OPEN MEETINGS — Marsha Sutton, a freelance writer covering education issues in San Diego County, says on SDNN.com that she's "struggling with this pseudo-controversy" about how much public funds school officials spent on a Washington, DC dinner recently.

Sutton notes that San Diego Unified School District superintendent Terry Grier spent
$350 on a dinner for himself, two others from his
staff, and three school board members.

The
six were in D.C. on school district business, and this $350 dinner,
along with other travel expenses, may have been charged to the wrong
accounts. Specifically, Grier may have dipped into a pot of federal
money meant exclusively for low-income students, to pay for his travel
expenses and lobbying efforts.
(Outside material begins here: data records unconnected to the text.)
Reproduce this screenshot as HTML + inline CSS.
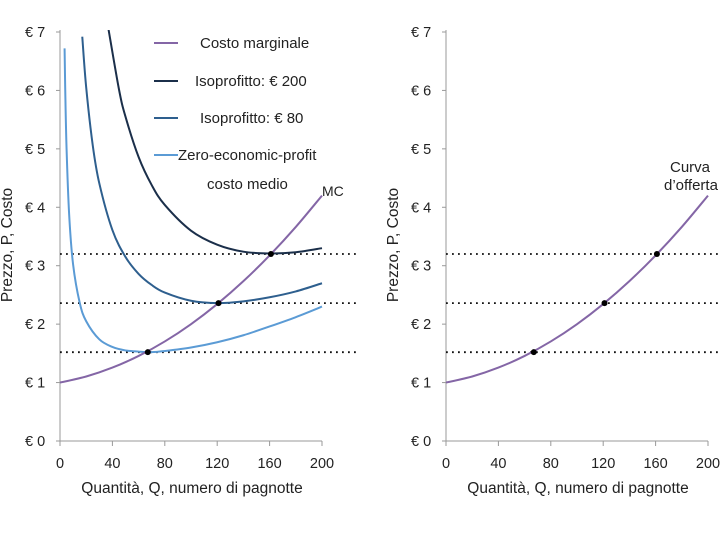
<!DOCTYPE html>
<html><head><meta charset="utf-8"><style>
body{margin:0;background:#fff;width:720px;height:540px;overflow:hidden;font-family:"Liberation Sans",sans-serif}
svg text{font-family:"Liberation Sans",sans-serif;fill:#222}
</style></head><body>
<svg id="c" width="720" height="540" xmlns="http://www.w3.org/2000/svg">
<defs><clipPath id="clipL"><rect x="60" y="30" width="300" height="412"/></clipPath><clipPath id="clipR"><rect x="446" y="30" width="274" height="412"/></clipPath></defs>
</svg>
<script>
const yTicks=[0,1,2,3,4,5,6,7];
const xTicks=[0,40,80,120,160,200];
const mcQ=[0,20,40,60,80,100,120,140,160,180,200];
const mcP=[1.0,1.104,1.256,1.456,1.704,2.0,2.344,2.736,3.176,3.664,4.2];
const zpQ=[3.5,4,5,7,10,15,20,30,40,50,60,70,80,100,120,140,160,180,200];
const zpP=[6.72,6.01,5.01,3.87,3.02,2.37,2.05,1.74,1.61,1.55,1.53,1.52,1.54,1.6,1.69,1.81,1.96,2.12,2.3];
const i80Q=[17,20,25,30,40,50,60,70,80,100,120,140,160,180,200];
const i80P=[6.92,6.05,5.06,4.41,3.61,3.15,2.86,2.67,2.54,2.4,2.36,2.39,2.46,2.56,2.7];
const i200Q=[37,45,50,60,70,80,100,120,140,160,180,200];
const i200P=[7.05,6.02,5.55,4.86,4.38,4.04,3.6,3.36,3.24,3.21,3.23,3.3];
const eqQ=[67,121,161];
const eqP=[1.52,2.36,3.2];
const NS="http://www.w3.org/2000/svg";
const svg=document.getElementById('c');
const yS=p=>441-p*58.43;
function mk(t,a,parent){const e=document.createElementNS(NS,t);for(const k in a)e.setAttribute(k,a[k]);(parent||svg).appendChild(e);return e;}
function path(xs,ys,xS){const pts=xs.map((q,i)=>[xS(q),yS(ys[i])]);
 let d='M'+pts[0][0]+','+pts[0][1];
 for(let i=0;i<pts.length-1;i++){const p0=pts[Math.max(0,i-1)],p1=pts[i],p2=pts[i+1],p3=pts[Math.min(pts.length-1,i+2)];
 const c1x=p1[0]+(p2[0]-p0[0])/6,c1y=p1[1]+(p2[1]-p0[1])/6,c2x=p2[0]-(p3[0]-p1[0])/6,c2y=p2[1]-(p3[1]-p1[1])/6;
 d+=` C${c1x},${c1y} ${c2x},${c2y} ${p2[0]},${p2[1]}`;}
 return d;}
function panel(x0,clip,left,side){
 const xS=q=>x0+q*1.31;
 const g=mk('g',{});
 
 
 const ax=mk('path',{d:`M${x0},30 V441 H${x0+262}`,stroke:'#999',fill:'none','stroke-width':1},g);
 
 
 yTicks.forEach(t=>{
  const tk=mk('line',{x1:x0-4,x2:x0,y1:yS(t),y2:yS(t),stroke:'#999'},g);
  
  
  const e=mk('text',{x:x0-35,y:yS(t)+5,'font-size':14.5},g);e.textContent='€ '+t;
  
  });
 xTicks.forEach(t=>{
  const tk=mk('line',{x1:xS(t),x2:xS(t),y1:441,y2:446,stroke:'#999'},g);
  
  
  const e=mk('text',{x:xS(t),y:468,'font-size':14.5,'text-anchor':'middle'},g);e.textContent=t;
  
  });
 const xt=mk('text',{x:x0+132,y:493,'font-size':15.5,'text-anchor':'middle'},g);xt.textContent='Quantità, Q, numero di pagnotte';
 
 
 const yt=mk('text',{x:0,y:0,'font-size':15.5,'text-anchor':'middle',transform:`translate(${x0-48},245) rotate(-90)`},g);yt.textContent='Prezzo, P, Costo';
 
 
 eqP.forEach(p=>{const l=mk('line',{x1:x0,x2:x0+(left?300:274),y1:yS(p),y2:yS(p),stroke:'#111','stroke-width':1.8,'stroke-dasharray':'1.8,4.2'},g);
  
  });
 const cg=mk('g',{'clip-path':`url(#${clip})`},g);
 const series=left?[[zpQ,zpP,'#5b9bd5','zero-profit-ac'],[i80Q,i80P,'#2e5f8e','isoprofit-80'],[i200Q,i200P,'#1b2f4a','isoprofit-200'],[mcQ,mcP,'#8466a6','mc-curve']]:[[mcQ,mcP,'#8466a6','supply-curve']];
 series.forEach(s=>{const p=mk('path',{d:path(s[0],s[1],xS),stroke:s[2],fill:'none','stroke-width':2},cg);
  
  });
 eqQ.forEach((q,i)=>{const c=mk('circle',{cx:xS(q),cy:yS(eqP[i]),r:3,fill:'#000'},g);
  
  });
}
panel(60,'clipL',true,'left');
panel(446,'clipR',false,'right');
const leg=[[43,'#8466a6','Costo marginale',200],[81,'#1b2f4a','Isoprofitto: € 200',195],[118,'#2e5f8e','Isoprofitto: € 80',200],[155,'#5b9bd5','Zero-economic-profit',178]];
leg.forEach(l=>{const ln=mk('line',{x1:154,x2:178,y1:l[0],y2:l[0],stroke:l[1],'stroke-width':2});
 
 
 const t=mk('text',{x:l[3],y:l[0]+5,'font-size':15});t.textContent=l[2];
 
 });
const cm=mk('text',{x:207,y:189,'font-size':15});cm.textContent='costo medio';


const mc=mk('text',{x:322,y:196,'font-size':14});mc.textContent='MC';


const c1=mk('text',{x:670,y:172,'font-size':15});c1.textContent='Curva';


const c2=mk('text',{x:664,y:190,'font-size':15});c2.textContent='d’offerta';


</script>
</body></html>
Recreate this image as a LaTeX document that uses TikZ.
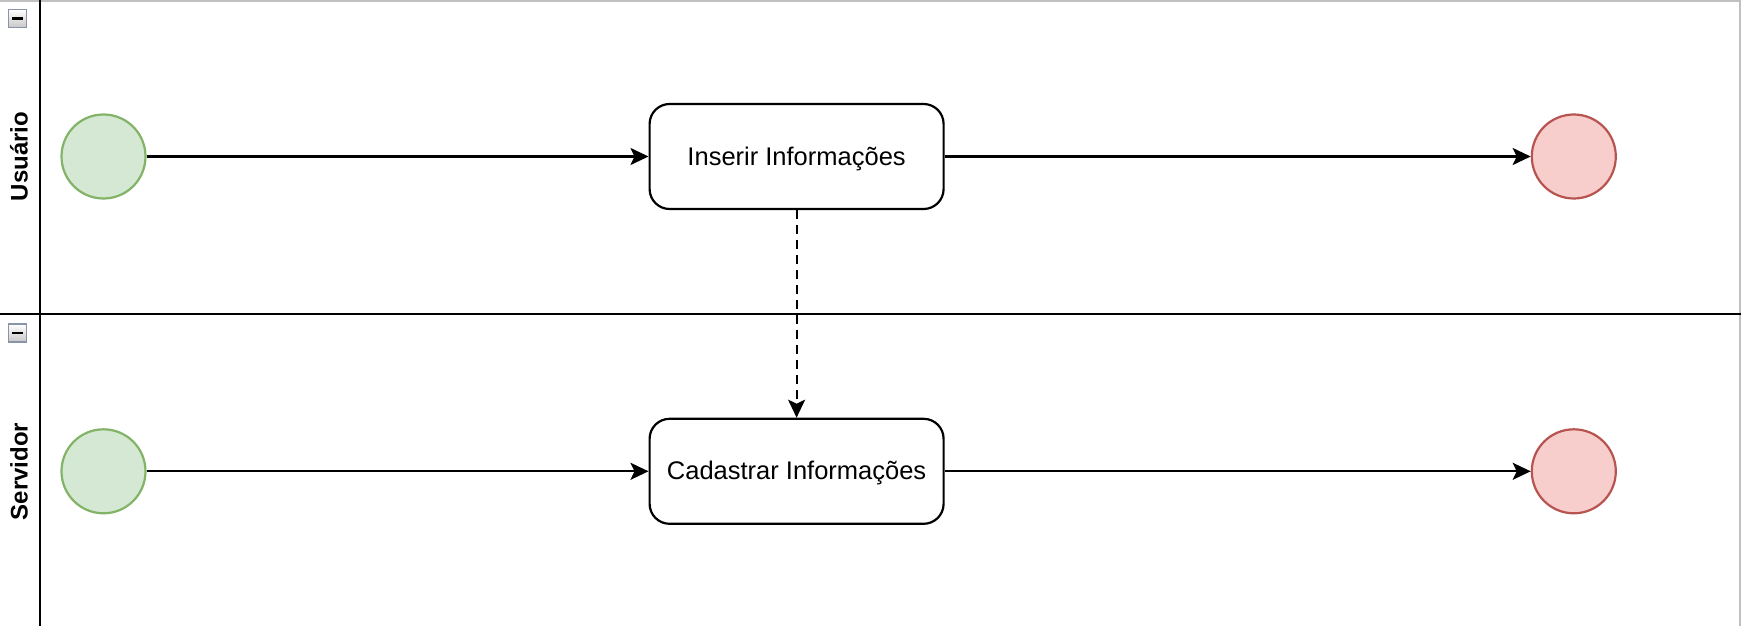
\documentclass[tikz,border=0pt]{standalone}
\usepackage{fontspec}
\setmainfont{Liberation Sans}
\usetikzlibrary{arrows.meta}
\definecolor{startfill}{HTML}{D5E8D4}
\definecolor{startline}{HTML}{82B366}
\definecolor{endfill}{HTML}{F8CECC}
\definecolor{endline}{HTML}{B85450}
\definecolor{frameline}{HTML}{C0C0C0}
\definecolor{iconline}{HTML}{8A94A8}
\tikzset{
  startev/.style={circle, draw=startline, fill=startfill, line width=2.2pt, minimum size=84pt, inner sep=0pt},
  endev/.style={circle, draw=endline, fill=endfill, line width=2.2pt, minimum size=84pt, inner sep=0pt},
  taskbox/.style={rectangle, rounded corners=20pt, draw=black, fill=white, line width=2.2pt, minimum width=294pt, minimum height=105pt, text height=17pt, text depth=0pt, font=\fontsize{25.5}{29}\selectfont},
  lanelabel/.style={rotate=90, font=\bfseries\fontsize{24}{28}\selectfont},
  laneline/.style={line width=2.4pt, black},
  flow/.style={line width=2.2pt, -{Stealth[length=18pt, width=17pt, inset=4pt]}},
  msg/.style={flow, dash pattern=on 9pt off 6pt},
  minusicon/.style={rectangle, draw=iconline, line width=1.5pt, top color=white, bottom color=black!22, minimum size=18pt, inner sep=0pt,
    path picture={\draw[line width=2.4pt, black] ([xshift=-5.5pt]path picture bounding box.center) -- ([xshift=5.5pt]path picture bounding box.center);}}
}
\begin{document}
\begin{tikzpicture}[x=1pt, y=-1pt]
\useasboundingbox (0,0) rectangle (1741,626);
\fill[white] (0,0) rectangle (1741,626);
% frame
\draw[frameline, line width=1.5pt] (0,0.8) -- (1740,0.8) -- (1740,626);
% lane lines
\draw[laneline] (40,0) -- (40,626);
\draw[laneline] (0,314) -- (1741,314);
% icons
\node[minusicon] (m1) at (17.5,18.5) {};
\node[minusicon] (m2) at (17.5,333) {};
% lane labels
\node[lanelabel] (l1) at (19,156.5) {Usuário};
\node[lanelabel] (l2) at (19,471.5) {Servidor};
% top lane
\node[startev] (s1) at (103.5,156.5) {};
\node[taskbox] (t1) at (796.6,156.5) {Inserir Informações};
\node[endev] (e1) at (1573.8,156.5) {};
% bottom lane
\node[startev] (s2) at (103.5,471.3) {};
\node[taskbox] (t2) at (796.6,471.3) {Cadastrar Informações};
\node[endev] (e2) at (1573.8,471.3) {};
% connectors
\draw[flow] (s1) -- (t1);
\draw[flow] (t1) -- (e1);
\draw[flow] (s2) -- (t2);
\draw[flow] (t2) -- (e2);
\draw[msg] (t1) -- (t2);
\end{tikzpicture}
\end{document}
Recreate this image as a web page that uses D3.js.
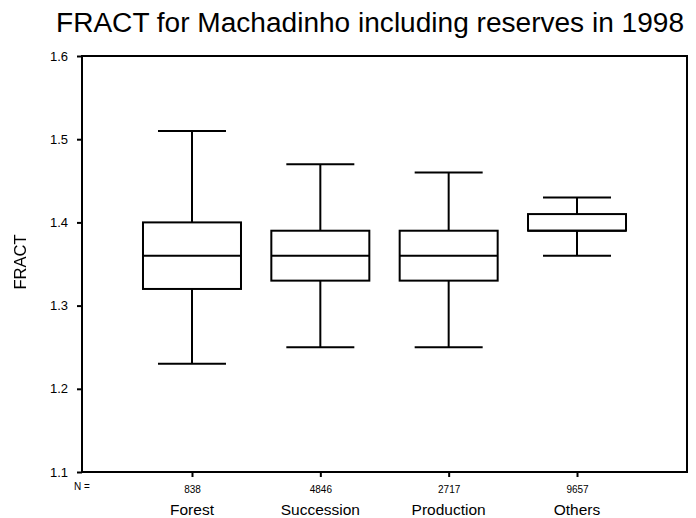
<!DOCTYPE html>
<html><head><meta charset="utf-8">
<script src="https://cdn.jsdelivr.net/npm/d3@7"></script>
<style>body{margin:0;background:#fff;} svg{display:block;font-family:"Liberation Sans",Arial,sans-serif;}</style>
</head><body>
<svg id="c" width="696" height="518"></svg>
<script>
const categories = ["Forest", "Succession", "Production", "Others"];
const counts = ["838", "4846", "2717", "9657"];
const whiskerLow = [1.23, 1.25, 1.25, 1.36];
const q1 = [1.32, 1.33, 1.33, 1.39];
const median = [1.36, 1.36, 1.36, 1.39];
const q3 = [1.40, 1.39, 1.39, 1.41];
const whiskerHigh = [1.51, 1.47, 1.46, 1.43];
const yTicks = [1.1, 1.2, 1.3, 1.4, 1.5, 1.6];

const svg = d3.select("#c");
const L = 82, R = 687, T = 56, B = 472;
const x = d3.scalePoint().domain(categories).range([L, R]).padding(0.857);
const y = d3.scaleLinear().domain([1.1, 1.6]).range([B, T]);

const defs = svg.append("defs");
defs.append("filter").attr("id", "gray")
  .append("feColorMatrix").attr("type", "saturate").attr("values", 0);

svg.append("text").attr("x", 370).attr("y", 32).attr("text-anchor", "middle")
  .attr("font-size", 27).attr("textLength", 628).attr("lengthAdjust", "spacingAndGlyphs")
  .text("FRACT for Machadinho including reserves in 1998");

// frame
svg.append("rect").attr("x", L).attr("y", T).attr("width", R - L).attr("height", B - T)
  .attr("fill", "none").attr("stroke", "#000").attr("stroke-width", 2);

// y axis
const ya = svg.append("g").attr("transform", `translate(${L},0)`)
  .call(d3.axisLeft(y).tickValues(yTicks).tickFormat(d3.format(".1f")).tickSize(5).tickPadding(9));
ya.select(".domain").remove();
ya.selectAll("line").attr("stroke-width", 2);
ya.selectAll("text").attr("font-size", 13).attr("fill", "#000").attr("font-family", "Liberation Sans, Arial, sans-serif");

// x axis ticks with counts
const xa = svg.append("g").attr("transform", `translate(0,${B})`)
  .call(d3.axisBottom(x).tickSize(5).tickFormat((d, i) => counts[i]).tickPadding(9));
xa.select(".domain").remove();
xa.selectAll("line").attr("stroke-width", 2);
xa.selectAll("text").attr("font-size", 10).attr("fill", "#000").attr("font-family", "Liberation Sans, Arial, sans-serif");

svg.append("text").attr("x", 82).attr("y", 490).attr("text-anchor", "middle")
  .attr("font-size", 10).text("N =");

categories.forEach(c => {
  svg.append("text").attr("x", x(c)).attr("y", 515).attr("text-anchor", "middle")
    .attr("font-size", 15.5).text(c);
});

svg.append("g").attr("filter", "url(#gray)")
  .append("text").attr("transform", `translate(26,${(T + B) / 2 - 2}) rotate(-90)`)
  .attr("text-anchor", "middle").attr("font-size", 16.5).attr("fill", "#000")
  .text("FRACT");

const boxW = 98, capW = 68;
const g = svg.append("g").attr("stroke", "#000").attr("stroke-width", 2).attr("fill", "none");
categories.forEach((c, i) => {
  const cx = x(c);
  g.append("line").attr("x1", cx).attr("x2", cx).attr("y1", y(whiskerHigh[i])).attr("y2", y(q3[i]));
  g.append("line").attr("x1", cx).attr("x2", cx).attr("y1", y(q1[i])).attr("y2", y(whiskerLow[i]));
  g.append("line").attr("x1", cx - capW / 2).attr("x2", cx + capW / 2).attr("y1", y(whiskerHigh[i])).attr("y2", y(whiskerHigh[i]));
  g.append("line").attr("x1", cx - capW / 2).attr("x2", cx + capW / 2).attr("y1", y(whiskerLow[i])).attr("y2", y(whiskerLow[i]));
  g.append("rect").attr("x", cx - boxW / 2).attr("y", y(q3[i])).attr("width", boxW).attr("height", y(q1[i]) - y(q3[i])).attr("fill", "#fff");
  g.append("line").attr("x1", cx - boxW / 2).attr("x2", cx + boxW / 2).attr("y1", y(median[i])).attr("y2", y(median[i]));
});
</script>
</body></html>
The amount in dispute is reportedly
about $2,000.

No question that the $2,000 needs to be charged to the correct
account. But some perspective is needed. Two thousand dollars is less
than .001 percent of the district’s total budget.

Yes, I understand – $2,000 here, $2,000 there, and pretty soon it
adds up to real money. And there is the principle of the thing, to be
sure.

But the bigger problem that shouts out at me is that we have three
trustees sitting around a dinner table with their superintendent, all
discussing … what? What are they discussing?

What
could they possibly be talking about but school district business?
Unless they are incredibly gifted at self-surveillance and friendly
restraint, they’ve got to be gabbing—at least in part—about their
schools, budgets and education policy.

*****

So I’m less troubled by the measly cost of this dinner tab than I am
by the fact that three trustees and a superintendent were all sitting
at the same table at the same time—presumably without public
notification. And unless they were discussing gardening or the weather,
they just shouldn’t do that—no matter who is paying the bill.